La rue qui nous sépare

Publié le par Sophie

La rue qui nous sépare

Célia Samba

Hachette, 2021

 

Noémia, 19 ans, étudiante, tente de se reconstruire à Paris aux côtés de son cousin et de sa cousine avec qui elle vit. Tristan, 21 ans, est SDF depuis plusieurs mois et n'a guère d'espoir pour un avenir meilleur. Tous les jours, leur chemin se croise et il suffira d'une crêpe pour relier leurs deux mondes.

Quand Noémia décide d'offrir cette crêpe à Tristan, elle ne s'attend pas à découvrir un garçon sympathique et intelligent. Peu à peu, au fil des conversations, ses préjugés tombent et elle réalise à quel point ils peuvent être nombreux. Mais dans un monde où tous les séparent, est-ce que les sentiments qui naissent entre eux seront suffisants pour garder le lien ?

 

 

J'étais très intriguée par le thème de ce roman. Parler des sans-abris est très rare en littérature. C'est un sujet qu'on évite trop facilement dans la rue comme dans les histoires et je salue grandement Célia Samba de s'y être plonger, pour son premier roman en plus. J'avais lu des avis sur ce livre et je savais clairement que je m'engageais dans une romance mais j'avais très envie de voir comment celle-ci allait être traitée étant donné le sujet complexe.

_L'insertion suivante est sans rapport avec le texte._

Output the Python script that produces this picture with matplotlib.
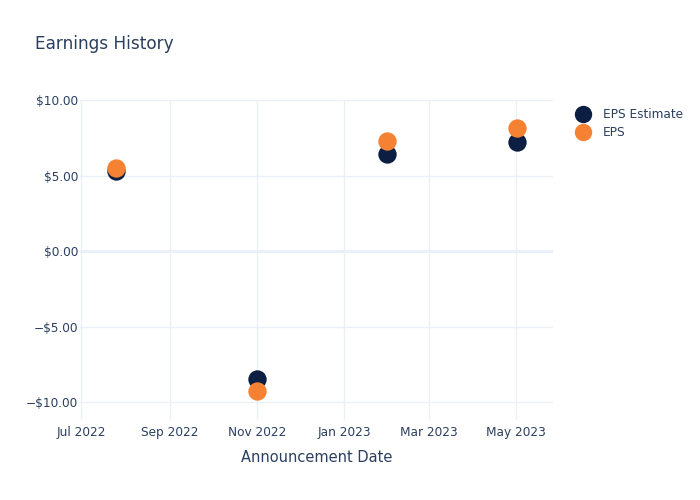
import matplotlib
matplotlib.use('Agg')
import matplotlib.pyplot as plt
import matplotlib.dates as mdates
from matplotlib.lines import Line2D
import pandas as pd

# Data
dates = ['2022-07-25', '2022-11-01', '2023-01-31', '2023-05-02']
eps_estimate = [5.30, -8.48, 6.42, 7.22]
eps_actual = [5.50, -9.27, 7.28, 8.15]
y_ticks = [-10, -5, 0, 5, 10]
x_ticks = ['2022-07-01', '2022-09-01', '2022-11-01', '2023-01-01', '2023-03-01', '2023-05-01']

text_color = '#2a3f5f'
grid_color = '#ebf0f8'
navy = '#0c1e42'
orange = '#f58233'

x = pd.to_datetime(dates)

fig = plt.figure(figsize=(7, 5), dpi=100)
ax = fig.add_axes([80 / 700, 80 / 500, 473 / 700, 320 / 500])

ax.scatter(x, eps_estimate, s=175, color=navy, zorder=3, linewidths=0)
ax.scatter(x, eps_actual, s=175, color=orange, zorder=4, linewidths=0)

ax.set_xlim(pd.Timestamp('2022-06-30'), pd.Timestamp('2023-05-27'))
ax.set_ylim(-11.19, 10.0)

ax.set_xticks(pd.to_datetime(x_ticks))
ax.xaxis.set_major_formatter(mdates.DateFormatter('%b %Y'))
ax.set_yticks(y_ticks)
ax.set_yticklabels([('\u2212$%.2f' % -v) if v < 0 else ('$%.2f' % v) for v in y_ticks])

ax.grid(True, color=grid_color, linewidth=1, zorder=0)
ax.axhline(0, color=grid_color, linewidth=2, zorder=1)
for s in ax.spines.values():
    s.set_visible(False)
ax.tick_params(length=0, labelsize=8.7, labelcolor=text_color)
ax.tick_params(axis='y', pad=1.5)
ax.tick_params(axis='x', pad=4)
ax.set_xlabel('Announcement Date', fontsize=10.5, color=text_color, labelpad=8)

fig.text(35 / 700, 1 - 44 / 500, 'Earnings History', fontsize=12.2, color=text_color, va='center')

handles = [
    Line2D([], [], marker='o', linestyle='', markersize=11.5, color=navy, label='EPS Estimate'),
    Line2D([], [], marker='o', linestyle='', markersize=11.5, color=orange, label='EPS'),
]
fig.legend(handles=handles, loc='upper left', bbox_to_anchor=(570.5 / 700, 1 - 108 / 500),
           frameon=False, fontsize=8.7, labelcolor=text_color, handletextpad=0.65,
           labelspacing=0.45, borderaxespad=0, borderpad=0, handlelength=2.0)

plt.savefig('out.png', dpi=100)
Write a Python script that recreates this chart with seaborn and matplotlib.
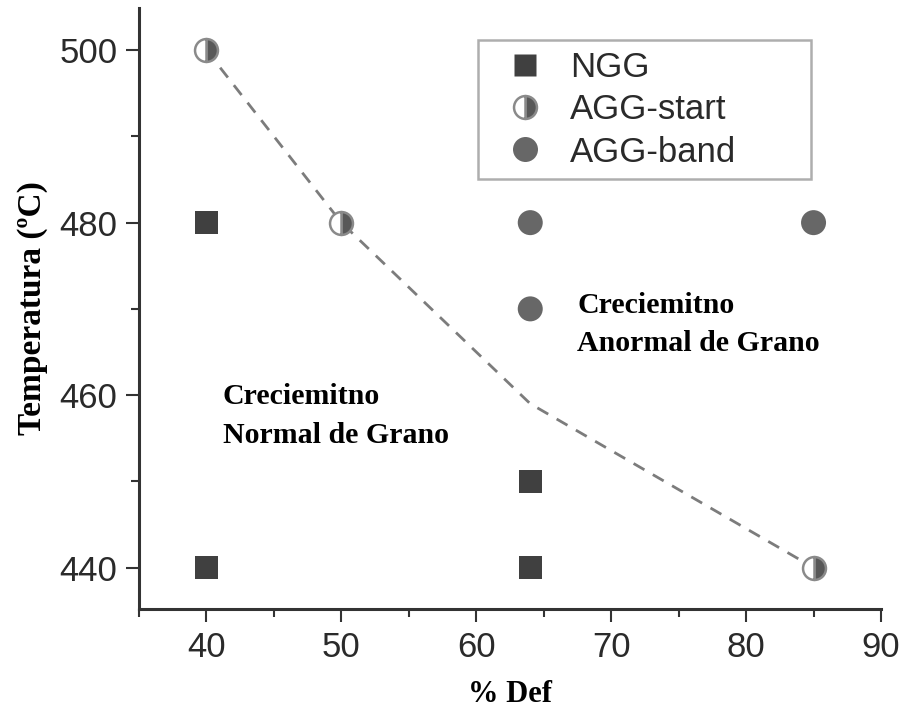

J'ai beaucoup aimé la façon dont l'autrice a choisi de raconter cette histoire. On alterne entre les points de vue de Noémia et de Tristan et on constate très vite leur faible confiance en eux. Pour des raisons qui leur sont propres, ils doutent de l'intérêt de l'autre pour leur personne ce qui donne lieu à de nombreux quiproquos et à de fausses interprétations. Ces scènes-là sont intéressantes car elles parleront à beaucoup de personnes. Elles montrent tellement bien que la communication est le meilleur moyen de se comprendre, faire des suppositions sur ce que pense l'autre est souvent source d'erreur. Ce que j'ai aussi beaucoup aimé, ce sont les nombreuses interrogations de Noémia face à la situation de Tristan. Elle sent naître des sentiments pour lui mais comment envisager quoi que ce soit alors qu'elle ignore tout de sa vie et qu'il vit dans la rue. C'est évoqué sans aucun tabou et Célia Samba met des mots sur ce qui traverse l'esprit de nombres d'entre nous quand on croise quelqu'un qui fait la manche. Ces obstacles sont contrebalancés par la générosité et la sensibilité de la jeune femme qui ne pourra pas empêcher un rapprochement avec Tristan chez qui elle perçoit de bonnes choses.

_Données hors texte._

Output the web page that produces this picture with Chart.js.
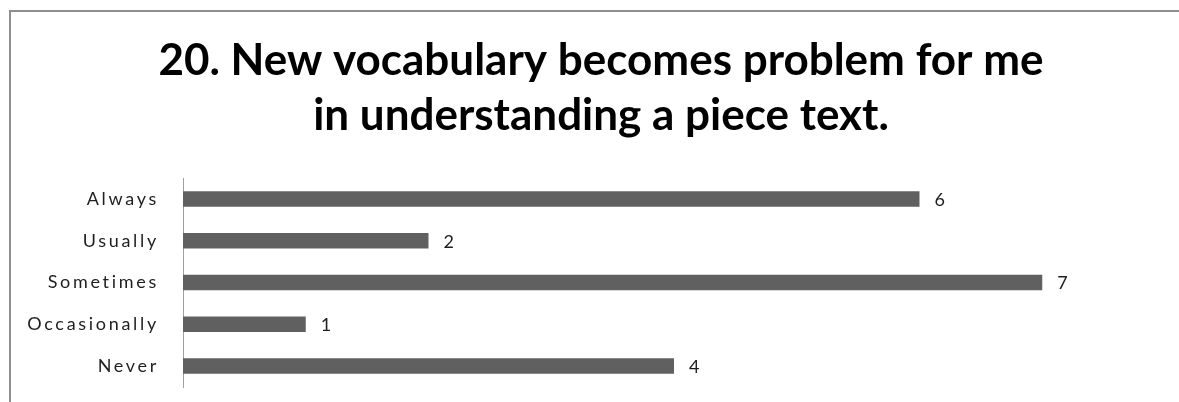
<!DOCTYPE html>
<html>
<head>
<meta charset="utf-8">
<script src="https://cdn.jsdelivr.net/npm/chart.js@4/dist/chart.umd.min.js"></script>
<style>
    html, body { margin: 0; padding: 0; background: #fff; overflow: hidden; }
    #frame {
        position: absolute;
        left: 9px;
        top: 10px;
        border-left: 2px solid #8f8f8f;
        border-top: 2px solid #8f8f8f;
    }
    canvas { display: block; }
</style>
</head>
<body>
<div id="frame">
    <canvas id="surveyChart" width="1168" height="390"></canvas>
</div>
<script>
const answers = ['Always', 'Usually', 'Sometimes', 'Occasionally', 'Never'];
const counts = [6, 2, 7, 1, 4];
const titleLines = ['20. New vocabulary becomes problem for me', 'in understanding a piece text.'];

const barColour = '#606060';
const textColour = '#1e1e1e';
const fontFace = 'Lato, "Open Sans", sans-serif';

// writes the count just past the end of every bar, then widens the
// letter spacing for the category labels that are drawn right after
const countLabels = {
    id: 'countLabels',
    afterLayout(chart) {
        // centre the title on the whole frame, not only on the plot side
        chart.titleBlock.left += 13;
        chart.titleBlock.right += 13;
    },
    afterDatasetsDraw(chart) {
        const ctx = chart.ctx;
        const meta = chart.getDatasetMeta(0);
        ctx.save();
        ctx.font = '18px ' + fontFace;
        ctx.fillStyle = textColour;
        ctx.textAlign = 'left';
        ctx.textBaseline = 'middle';
        meta.data.forEach((bar, i) => {
            ctx.fillText(String(counts[i]), bar.x + 15, bar.y + 1);
        });
        ctx.restore();
        ctx.letterSpacing = '2.7px';
    },
    afterDraw(chart) {
        chart.ctx.letterSpacing = '0px';
    },
};

let ctx = document.getElementById('surveyChart').getContext('2d');

let surveyConfig = {
    type: 'bar',
    data: {
        labels: answers,
        datasets: [
            {
                data: counts,
                backgroundColor: barColour,
                borderWidth: 0,
                barPercentage: 0.37,
                categoryPercentage: 1,
            },
        ],
    },
    options: {
        indexAxis: 'y',
        responsive: false,
        animation: false,
        layout: {
            padding: { left: 0, right: 14, top: 0, bottom: 15 },
        },
        plugins: {
            legend: { display: false },
            tooltip: { enabled: false },
            title: {
                display: true,
                text: titleLines,
                color: '#000',
                font: { family: fontFace, size: 44, weight: 'bold', lineHeight: 1.25 },
                padding: { top: 21, bottom: 35 },
            },
        },
        scales: {
            x: {
                display: false,
                min: 0,
                max: 8,
            },
            y: {
                grid: { display: false, drawTicks: false },
                border: { display: true, color: '#a0a0a0', width: 1 },
                ticks: {
                    color: textColour,
                    padding: 24,
                    z: 1,
                    font: { family: fontFace, size: 18 },
                },
                afterFit(scale) {
                    scale.width = 172;
                    // keep the label padding from eating into the plot height
                    scale.paddingTop = 0;
                    scale.paddingBottom = 0;
                },
            },
        },
    },
    plugins: [countLabels],
};

let surveyChart = new Chart(ctx, surveyConfig);
</script>
</body>
</html>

Les personnalités de Noémia et de Tristan sont bien exploitées et il n'est pas question ici de livrer une histoire d'amour à l'eau de rose. La souffrance est présente pour chacun d'eux et ce sont avant tout deux êtres qui ont besoin de reprendre confiance et de se reconstruire. C'est probablement ce qui les unit le plus. Même si Noémia est fortement soutenue par son cousin et sa cousine, elle a un cheminement à faire seule et sa rencontre avec Tristan va être déclencheuse de certaines choses.

Là où Célia Samba est très forte, c'est qu'elle a su surprendre son lecteur à un moment où on est familiarisé avec l'histoire de Tristan et Noémia. Je ne veux pas trop vous en dire là-dessus pour ne rien divulgâcher mais le choix fait par l'autrice est étonnant car il n'en est pas vraiment un tout en offrant une alternative au lecteur. Ce n'est pas très clair tout ça mais disons que ce dénouement permettra aux lecteurs de se positionner, de se questionner sur son comportement face à un SDF, de montrer que l'ignorance n'est pas sans conséquence.

 

Ce premier roman de Célia Samba est une belle réussite pour moi. Elle aborde un sujet difficile sans tabou tout en proposant une histoire d'amour entre deux personnes brisées. On a le cœur qui navigue entre beaucoup d'émotions et on ne ressort pas indifférent de cette lecture. C'est un livre qui ouvre les yeux sur une réalité qu'on essaye trop souvent d'ignorer. D'ailleurs 1€ est reversé à La cloche pour l'achat d'un livre et on retrouve à la fin de l'ouvrage des informations et des conseils de cette association qui lutte contre l'exclusion et vise à créer du lien social.

Je terminerais sur une citation de l'Abbé Pierre, elle introduit le roman et je me dis que si chaque lecteur s'en inspire à l'avenir alors c'est déjà un joli pas en avant.

Un sourire coûte moins cher que l'électricité, mais donne autant de lumière.